In the wake of the Kyle Tucker signing, MLB Owners will be pushing for a salary cap

Major League Baseball fans are fed up with the Dodgers’ spending, and the owners are fed up as well.

An anonymous source told Evan Drellich of The Athletic that MLB owners are going to do whatever it takes to push for a salary cap to be implemented after the 2026 season. Negotiations will have to wait until the conclusion of next season because that is when the current Collective Bargaining Agreement ends.

The owners’ urgency for a salary cap comes from anger towards the Dodgers and high amount of spending, most recently signing outfielder Kyle Tucker to a 4-year, $240 million contract. The Dodgers’ payroll for 2026 will be over $400 million. Only two other teams — the Mets and Yankees — have payrolls over $300 million, and seven teams have a payroll below $100 million.

BREAKING: It’s “a 100 percent certainty” that MLB owners will push for a salary cap after Kyle Tucker’s free agency agreement with the Los Angeles Dodgers, a source tells @EvanDrellich. pic.twitter.com/v3y5Kumr3Y

— The Athletic (@TheAthletic) January 20, 2026

The Tucker signing comes after the Dodgers have won the previous two World Series with the highest payroll in the sport. Other large contracts the Dodgers currently include: DH/P Shohei Ohtani, 10-year $700 million, RHP Yoshinobu Yamamoto $325 million, OF/SS Mookie Betts 12-year $365 million and LHP Blake Snell 5-year, $182 million.
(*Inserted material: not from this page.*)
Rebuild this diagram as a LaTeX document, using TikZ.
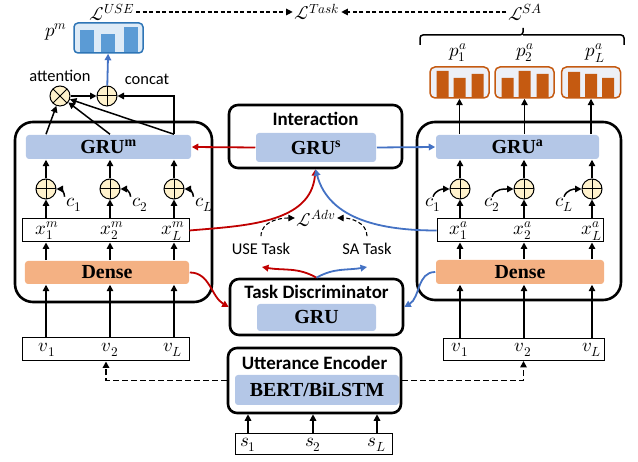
\documentclass[tikz,border=0pt]{standalone}
\usepackage{fontspec}
\usepackage{unicode-math}
\setmainfont{Liberation Serif}
\newfontfamily\calib{Carlito}
\usetikzlibrary{arrows.meta}

\definecolor{grufill}{HTML}{B4C7E7}
\definecolor{densefill}{HTML}{F4B183}
\definecolor{plusfill}{HTML}{FFF2CC}
\definecolor{linkred}{HTML}{C00000}
\definecolor{linkblue}{HTML}{4472C4}
\definecolor{barblue}{HTML}{5B9BD5}
\definecolor{barblueline}{HTML}{2E75B6}
\definecolor{probfill}{HTML}{DEEBF7}
\definecolor{barorange}{HTML}{C55A11}
\definecolor{orangefill}{HTML}{EDF0F7}

\begin{document}
\begin{tikzpicture}[->, >={Triangle[length=6.5bp, width=6.5bp]}, x=1bp, y=1bp, line width=1.5bp]
		\tikzstyle{bigframe}=[draw, line width=2.6bp, rounded corners=18bp, inner sep=0pt]
		\tikzstyle{block}=[draw, line width=2.6bp, rounded corners=9bp, inner sep=0pt]
		\tikzstyle{gru}=[fill=grufill, rounded corners=3bp, inner sep=0pt, font=\bfseries\fontsize{20}{20}\selectfont]
		\tikzstyle{dense}=[fill=densefill, rounded corners=3bp, inner sep=0pt, font=\bfseries\fontsize{20}{20}\selectfont]
		\tikzstyle{seqbox}=[draw, fill=white, line width=1bp, inner sep=0pt]
		\tikzstyle{headline}=[font=\calib\bfseries\fontsize{19}{20}\selectfont]
		\tikzstyle{txt}=[font=\calib\fontsize{16.5}{17}\selectfont]
		\tikzstyle{sym}=[inner sep=1bp, font=\fontsize{19}{19}\selectfont]
		\tikzstyle{lossdash}=[line width=1.1bp, dash pattern=on 4bp off 2.5bp]
		\tikzstyle{encdash}=[line width=1.8bp, dash pattern=on 6bp off 3bp]
		\tikzstyle{oplus}=[circle, draw, fill=plusfill, minimum size=20bp, inner sep=0pt, line width=1bp, path picture={\draw[-, line width=1bp] (path picture bounding box.north) -- (path picture bounding box.south) (path picture bounding box.west) -- (path picture bounding box.east);}]
		\tikzstyle{otimes}=[circle, draw, fill=plusfill, minimum size=20bp, inner sep=0pt, line width=1bp, path picture={\draw[-, line width=1bp] (path picture bounding box.north west) -- (path picture bounding box.south east) (path picture bounding box.south west) -- (path picture bounding box.north east);}]
		\tikzstyle{probm}=[draw=barblueline, fill=probfill, line width=1.5bp, rounded corners=4bp, minimum width=69bp, minimum height=30bp]
		\tikzstyle{proba}=[draw=barorange, fill=orangefill, line width=1.5bp, rounded corners=5bp, minimum width=59bp, minimum height=31bp]
		
		\useasboundingbox (0,0) rectangle (638,462);
		
		% Rahmen und Bloecke
		\node[bigframe, minimum width=197bp, minimum height=180bp] (mbox) at (113.5,250) {};
		\node[bigframe, minimum width=204bp, minimum height=178bp] (abox) at (519,251) {};
		\node[block, minimum width=173bp, minimum height=63bp] (inter) at (315.5,325.5) {};
		\node[block, minimum width=173bp, minimum height=56bp] (disc) at (316.5,155) {};
		\node[block, minimum width=173bp, minimum height=65bp] (enc) at (314.5,81.5) {};
		\node[headline] (intertxt) at (315.5,343) {Interaction};
		\node[headline] (disctxt) at (316.5,170) {Task Discriminator};
		\node[headline] (enctxt) at (314.5,99) {Utterance Encoder};
		
		% GRU- und Dense-Schichten
		\node[gru, minimum width=165bp, minimum height=24bp] (grum) at (108.5,315) {GRU\textsuperscript{m}};
		\node[gru, minimum width=163bp, minimum height=24bp] (grua) at (517.5,315) {GRU\textsuperscript{a}};
		\node[gru, minimum width=120bp, minimum height=29bp] (grus) at (316,314.5) {GRU\textsuperscript{s}};
		\node[gru, minimum width=119bp, minimum height=27bp] (grud) at (316.5,144.5) {GRU};
		\node[gru, minimum width=164bp, minimum height=30bp] (bert) at (317,72) {BERT/BiLSTM};
		\node[dense, minimum width=164bp, minimum height=23bp] (densem) at (107,189.5) {Dense};
		\node[dense, minimum width=168bp, minimum height=24bp] (densea) at (520,190) {Dense};
		
		% Sequenzen
		\node[seqbox, minimum width=166bp, minimum height=23bp] (xm) at (106,231.5) {};
		\node[seqbox, minimum width=166bp, minimum height=23bp] (xa) at (520,231.5) {};
		\node[seqbox, minimum width=166bp, minimum height=23bp] (vm) at (106,112.5) {};
		\node[seqbox, minimum width=161bp, minimum height=22bp] (va) at (523.5,112.5) {};
		\node[seqbox, minimum width=157bp, minimum height=21bp] (sbox) at (313.5,17.5) {};
		
		\node[sym] (xm1) at (47,231) {$x_1^m$};
		\node[sym] (xm2) at (112,231) {$x_2^m$};
		\node[sym] (xmL) at (173,231) {$x_L^m$};
		\node[sym] (xa1) at (459,231) {$x_1^a$};
		\node[sym] (xa2) at (523,231) {$x_2^a$};
		\node[sym] (xaL) at (592,231) {$x_L^a$};
		\node[sym] (vm1) at (47,112) {$v_1$};
		\node[sym] (vm2) at (110,112) {$v_2$};
		\node[sym] (vmL) at (173,112) {$v_L$};
		\node[sym] (va1) at (460,112) {$v_1$};
		\node[sym] (va2) at (523,112) {$v_2$};
		\node[sym] (vaL) at (592,112) {$v_L$};
		\node[sym] (s1) at (248,17) {$s_1$};
		\node[sym] (s2) at (313,17) {$s_2$};
		\node[sym] (sL) at (377,17) {$s_L$};
		
		% Kontext-Addition
		\node[oplus] (om1) at (46,273) {};
		\node[oplus] (om2) at (110,273) {};
		\node[oplus] (omL) at (174,273) {};
		\node[oplus] (oa1) at (460,273) {};
		\node[oplus] (oa2) at (524,273) {};
		\node[oplus] (oaL) at (592,273) {};
		\node[sym] (cm1) at (74,257) {$c_1$};
		\node[sym] (cm2) at (140,257) {$c_2$};
		\node[sym] (cmL) at (204,257) {$c_L$};
		\node[sym] (ca1) at (433,257) {$c_1$};
		\node[sym] (ca2) at (492,257) {$c_2$};
		\node[sym] (caL) at (564,257) {$c_L$};
		
		% Ausgabe links
		\node[otimes] (att) at (60,366) {};
		\node[oplus] (cat) at (107,366) {};
		\node[txt] at (60,386) {attention};
		\node[txt] at (147,383) {concat};
		\node[probm] (pm) at (108.5,424) {};
		\fill[barblue] (80,410) rectangle (94,432);
		\fill[barblue] (101,410) rectangle (115,428);
		\fill[barblue] (124,410) rectangle (138,435);
		\node[sym] (pmtxt) at (56,430) {$p^m$};
		
		% Ausgabe rechts
		\node[proba] (pa1) at (459.5,379.5) {};
		\node[proba] (pa2) at (524.5,379.5) {};
		\node[proba] (paL) at (591,379.5) {};
		\fill[barorange] (436.5,365) rectangle (448.5,391) (453.5,365) rectangle (465.5,384) (471.5,365) rectangle (483.5,388);
		\fill[barorange] (501.5,365) rectangle (513.5,384) (518.5,365) rectangle (530.5,391) (536.5,365) rectangle (548.5,388);
		\fill[barorange] (568,365) rectangle (580,390) (585,365) rectangle (597,388) (602,365) rectangle (614,384);
		\node[sym] (pa1txt) at (458,409) {$p_1^a$};
		\node[sym] (pa2txt) at (525,409) {$p_2^a$};
		\node[sym] (paLtxt) at (595,409) {$p_L^a$};
		\draw[-, rounded corners=3bp] (420,417) |- (523,427) -- (523,434);
		\draw[-, rounded corners=3bp] (624,417) |- (523,427);
		
		% Verluste
		\node[sym] (luse) at (112,450) {$\mathcal{L}^{USE}$};
		\node[sym] (ltask) at (317,450) {$\mathcal{L}^{Task}$};
		\node[sym] (lsa) at (525,450) {$\mathcal{L}^{SA}$};
		\draw[lossdash] (luse.east) -- (ltask.west);
		\draw[lossdash] (lsa.west) -- (ltask.east);
		
		\node[txt] (usetask) at (261,213) {USE Task};
		\node[txt] (satask) at (367,213) {SA Task};
		\node[sym] (ladv) at (316,244) {$\mathcal{L}^{Adv}$};
		\draw[lossdash] ([yshift=3bp]usetask.north) to[out=90, in=180] (ladv.west);
		\draw[lossdash] ([yshift=3bp]satask.north) to[out=90, in=0] (ladv.east);
		
		% Spalten links
		\draw (vm.north -| om1) -- (densem.south -| om1);
		\draw (vm.north -| om2) -- (densem.south -| om2);
		\draw (vm.north -| omL) -- (densem.south -| omL);
		\draw (densem.north -| om1) -- (xm.south -| om1);
		\draw (densem.north -| om2) -- (xm.south -| om2);
		\draw (densem.north -| omL) -- (xm.south -| omL);
		\draw (xm.north -| om1) -- (om1);
		\draw (xm.north -| om2) -- (om2);
		\draw (xm.north -| omL) -- (omL);
		\draw (om1) -- (grum.south -| om1);
		\draw (om2) -- (grum.south -| om2);
		\draw (omL) -- (grum.south -| omL);
		\draw (cm1.north west) to[out=90, in=0] (om1);
		\draw (cm2.north west) to[out=90, in=0] (om2);
		\draw (cmL.north west) to[out=90, in=0] (omL);
		
		% Spalten rechts
		\draw (va.north -| oa1) -- (densea.south -| oa1);
		\draw (va.north -| oa2) -- (densea.south -| oa2);
		\draw (va.north -| oaL) -- (densea.south -| oaL);
		\draw (densea.north -| oa1) -- (xa.south -| oa1);
		\draw (densea.north -| oa2) -- (xa.south -| oa2);
		\draw (densea.north -| oaL) -- (xa.south -| oaL);
		\draw (xa.north -| oa1) -- (oa1);
		\draw (xa.north -| oa2) -- (oa2);
		\draw (xa.north -| oaL) -- (oaL);
		\draw (oa1) -- (grua.south -| oa1);
		\draw (oa2) -- (grua.south -| oa2);
		\draw (oaL) -- (grua.south -| oaL);
		\draw (ca1.north) to[out=70, in=180] (oa1);
		\draw (ca2.north) to[out=70, in=180] (oa2);
		\draw (caL.north) to[out=70, in=180] (oaL);
		\draw (grua.north -| pa1) -- (pa1);
		\draw (grua.north -| pa2) -- (pa2);
		\draw (grua.north -| paL) -- (paL);
		
		% Attention und Concat
		\draw (grum.north -| om1) -- (att);
		\draw (grum.north -| om2) -- (att);
		\draw (grum.north -| omL) -- (att);
		\draw (grum.north -| omL) |- (cat);
		\draw (att) -- (cat);
		\draw[linkblue, line width=1.8bp] (cat) -- (pm);
		
		% Verbindungen zwischen den Aufgaben
		\draw[linkred, line width=1.8bp] (grus.west) -- (grum.east);
		\draw[linkblue, line width=1.8bp] (grus.east) -- (grua.west);
		\draw[linkred, line width=1.8bp] (xm.east) to[out=5, in=-95] (inter.south);
		\draw[linkblue, line width=1.8bp] (xa.west) to[out=180, in=-75] (inter.south);
		\draw[linkred, line width=1.8bp] (densem.east) to[out=0, in=150] (disc.west);
		\draw[linkblue, line width=1.8bp] (densea.west) to[out=180, in=30] (disc.east);
		
		% Diskriminator
		\coordinate (usetip) at (262,195);
		\coordinate (satip) at (367,195);
		\draw[linkred, line width=1.8bp] (disc.north) to[out=150, in=-10] (usetip);
		\draw[linkblue, line width=1.8bp] (disc.north) to[out=30, in=190] (satip);
		
		% Encoder
		\draw (sbox.north -| s1) -- (enc.south -| s1);
		\draw (sbox.north -| s2) -- (enc.south -| s2);
		\draw (sbox.north -| sL) -- (enc.south -| sL);
		\draw[encdash] (enc.west) -| (vm.south);
		\draw[encdash] (enc.east) -| (va.south);
		
	\end{tikzpicture}
\end{document}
Instead of a salary cap, MLB has a luxury tax with four thresholds where teams get penalized, whether that be paying a competitive balance tax or the team’s highest draft pick being lowered, depending on which threshold they surpassed and how many years over they’ve spent. This means if a team is willing to face these penalties, they can spend as much money as they want, which is what allows the Dodgers to spend as much as they have.

For a salary cap to be implemented, the owners and the MLB Players Association will need to negotiate it into the next CBA. The MLBPA has long publicly expressed disinterest in adding a salary cap.

“The issues that we see in the system we know can be addressed without a cap,” MLPA Executive Director Tony Clark said.

This isn’t the first time there’s been tension within MLB over a salary cap, as in 1994, MLB players went on strike Aug 12, 1994, primarily in protest of the owners wanting a salary cap to be added to the next CBA. The remainder of the season and postseason were cancelled, making it the first time since 1904 that a World Series was not played.

“Players and fans want a full season of competitive baseball,” MLBPA said in a statement to The Athletic. “The league and owners say they want to avoid missing games but at the same time they appear to be dead-set on trying to force players into a system that, the last time they proposed it, led to the most missed games ever and a cancelled World Series.”

Many fans are speculating that the fight over a salary cap between the owners and the MLBPA will cause another lockout. The most recent MLB work stoppage came after the previous CBA ran out in December 2021, as that lockout lasted from December 2, 2021, until March 10, 2022, and did not result in any games being cancelled. Only time will tell if there will be another lockout or if both sides can come to an agreement while avoiding a work stoppage.